Acaba de trasponer las invisibles puertas de la incorporeidad el más grande y prolífico muralista de Guayaquil y probablemente del Ecuador, Jorge Swett Palomeque.
Su nombre, convertido en el símbolo del artista, inspirado, trabajador y docto, nos permite remitirnos a aquellos artífices del renacimiento, capaces de cultivar el arte, la poesía y la política con singular calidad, lo que les posibilitó recoger la admiración de sus contemporáneos y de la posteridad.
Swett Palomeque, con sutil maestría, fue buscando y encontrando el lenguaje artístico para darle a sus obras la fortaleza y la consistencia mágica que rebasara las épocas y se perennizara en los tiempos.
A través de su dilatada existencia pudo manejar y caminar la senda de la excelencia creadora. En la penumbra de dos siglos, pocos como él obtuvieron y sostuvieron una autoridad descollante de virtuosismo para el uso de las técnicas del muralismo estético, que podía lucir esplendente en el frontispicio de un edificio público, un museo, una terminal aérea o marítima, una universidad y hasta una residencia particular.
Preadolescente aún, lo conocí en mi ciudad natal Portoviejo. Amigo de papá, compartí con ellos momentos importantes de sus esporádicas visitas, y de sus mutuas y respetuosas bromas que se endilgaban. Mi progenitor le decía con cariñoso humor
“Subteniente” -por cuanto Jorge en esos tiempos, joven abogado, trabajaba en la revista Momento, que promocionaba el autodenominado “Capitán del pueblo”, Guevara Moreno-, y en el mismo tono él respondía: “Hay que identificar a los bonzos socialistas, rojos por fuera y blancos por dentro”.
Muchos años después estuvimos juntos en las elecciones del Núcleo del Guayas de la Casa de la Cultura, donde como candidato a presidente venció en toda la línea. Su dedicación al ente cultural fue proverbialmente provechosa.

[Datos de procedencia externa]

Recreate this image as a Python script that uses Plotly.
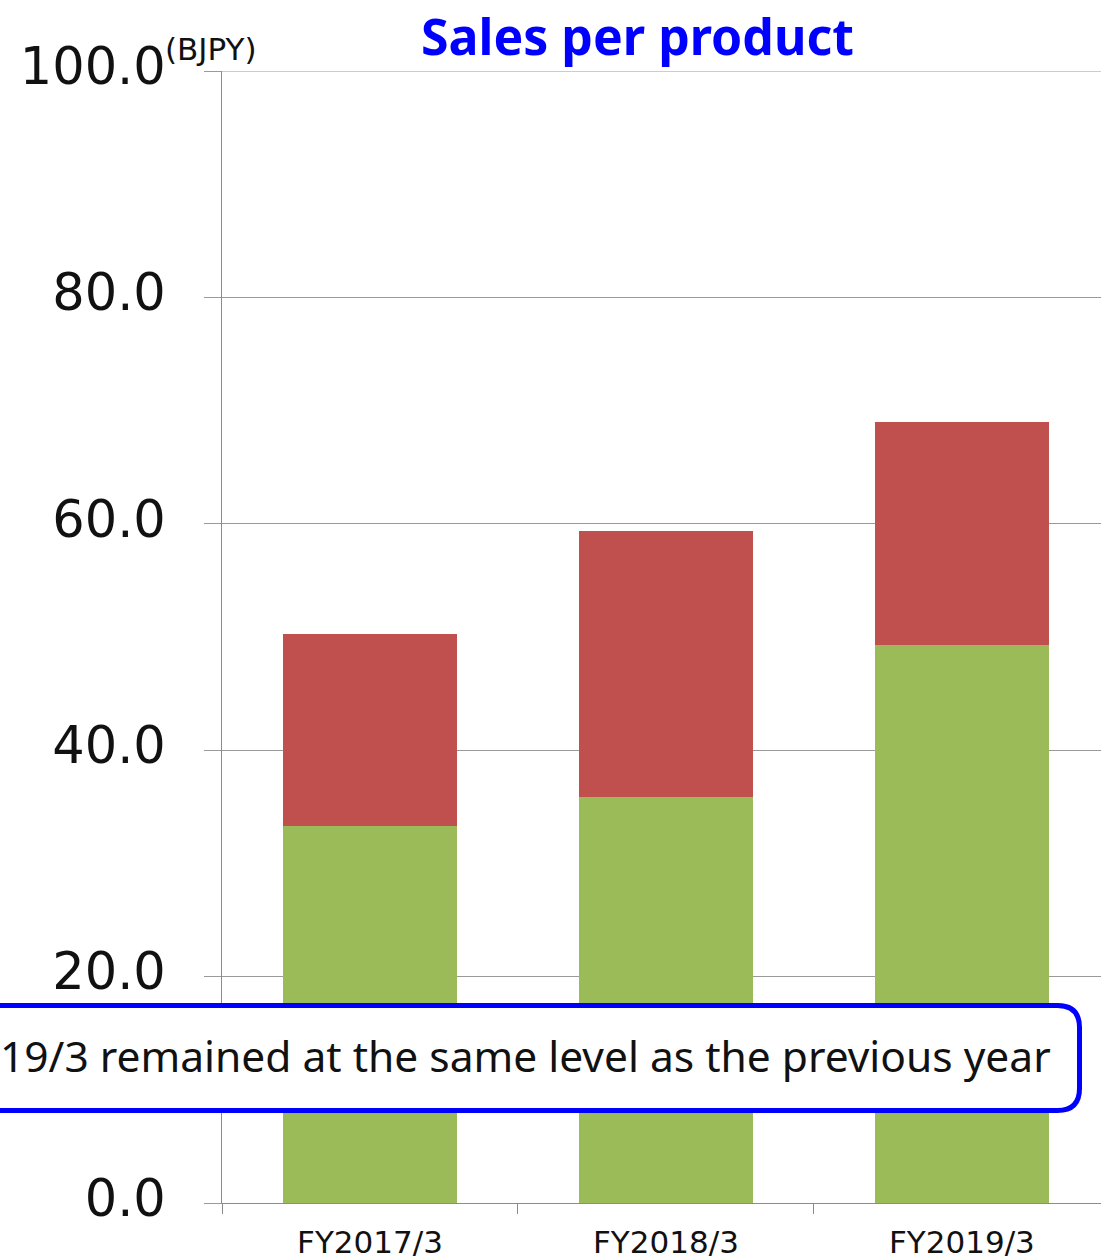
import plotly.graph_objects as go

# Fiscal years and sales per product (BJPY)
categories = ["FY2017/3", "FY2018/3", "FY2019/3"]
product_a = [33.3, 35.9, 49.3]      # lower (green) segment
product_b = [17.0, 23.5, 19.7]      # upper (red) segment
y_ticks = [0, 20, 40, 60, 80, 100]
y_tick_labels = ["0.0", "20.0", "40.0", "60.0", "80.0", "100.0"]

W, H = 1101, 1260
L, R, T, B = 222, 0, 71, 57
PW, PH = W - L - R, H - T - B


def px(x):
    return (x - L) / PW


def py(y):
    return (H - B - y) / PH


fig = go.Figure()
fig.add_trace(go.Bar(x=categories, y=product_a, marker_color="#9BBB59",
                     marker_line_width=0, width=0.59, name="Product A"))
fig.add_trace(go.Bar(x=categories, y=product_b, marker_color="#C0504D",
                     marker_line_width=0, width=0.59, name="Product B"))

# Rounded callout box
x0, x1, y0, y1, r = -30, 1079.5, 1005.5, 1110.5, 22
path = (
    f"M {px(x0)},{py(y0)} L {px(x1 - r)},{py(y0)} "
    f"Q {px(x1)},{py(y0)} {px(x1)},{py(y0 + r)} "
    f"L {px(x1)},{py(y1 - r)} "
    f"Q {px(x1)},{py(y1)} {px(x1 - r)},{py(y1)} "
    f"L {px(x0)},{py(y1)} Z"
)

fig.update_layout(
    width=W, height=H,
    margin=dict(l=L, r=R, t=T, b=B, autoexpand=False),
    paper_bgcolor="white", plot_bgcolor="white",
    barmode="stack", showlegend=False,
    font=dict(family="DejaVu Sans", color="#111111"),
    xaxis=dict(
        range=[-0.5, 2.47], showgrid=False,
        showline=True, linecolor="#8c8c8c", linewidth=1,
        ticks="outside", tickson="boundaries", ticklen=10, tickcolor="#8c8c8c",
        tickfont=dict(size=31, family="DejaVu Sans", color="#111111"),
        ticklabelstandoff=12,
    ),
    yaxis=dict(
        range=[0, 100], tickvals=y_ticks, ticktext=y_tick_labels,
        showgrid=True, gridcolor="#9a9a9a", gridwidth=1,
        showline=True, linecolor="#8c8c8c", linewidth=1,
        ticks="outside", ticklen=17, tickcolor="#9a9a9a",
        tickfont=dict(size=51, family="DejaVu Sans", color="#111111"),
        ticklabelstandoff=28, ticklabelshift=-5, zeroline=False,
    ),
    shapes=[
        # top gridline at 100
        dict(type="line", xref="paper", yref="y", x0=0, x1=1, y0=100, y1=100,
             line=dict(color="#9a9a9a", width=1), layer="below"),
        dict(type="path", path=path, xref="paper", yref="paper",
             line=dict(color="#0000FF", width=5), fillcolor="white",
             layer="above"),
    ],
    annotations=[
        dict(text="<b>Sales per product</b>", x=px(637), y=py(36),
             xref="paper", yref="paper", showarrow=False,
             xanchor="center", yanchor="middle",
             font=dict(size=50, family="Noto Sans", color="#0000FF")),
        dict(text="(BJPY)", x=px(163), y=py(49), xref="paper", yref="paper",
             showarrow=False, xanchor="left", yanchor="middle",
             font=dict(size=31, family="DejaVu Sans", color="#111111")),
        dict(text="19/3 remained at the same level as the previous year",
             x=px(1053), y=py(1055), xref="paper", yref="paper",
             showarrow=False, xanchor="right", yanchor="middle",
             font=dict(size=42.5, family="Noto Sans", color="#111111")),
    ],
)

fig.write_html("out.html")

En esa etapa de su vida dialogamos algunas veces; el recuerdo de la amistad con mi padre lo evocaba con una especie de nostalgia sentida y divertida.
Alguna vez me expresó una confidencia sustancial: una antecesora directa suya, de la rama materna, con otras personas, en la madrugada del 29 de enero de 1910 rescataron algunos restos del general Alfaro de la “Hoguera Bárbara” erigida en El Ejido, para enterrarlas secretamente en el cementerio de San Diego en Quito, acto heroico que ponía de relieve en uno de los momentos históricos mas trágicos de la patria, pero que recordaba con orgullo y dolor.
Es imposible intentar, en una cuartilla, mostrar la magnitud de la obra de Jorge Swett P., de allí que estas breves líneas, ajenas totalmente a las manifestaciones de la crítica especializada -que con mayor conocimiento y rigor considerarán sus creaciones-, son solamente un tributo a uno de los más grandes cultores de las artes plásticas en el Ecuador.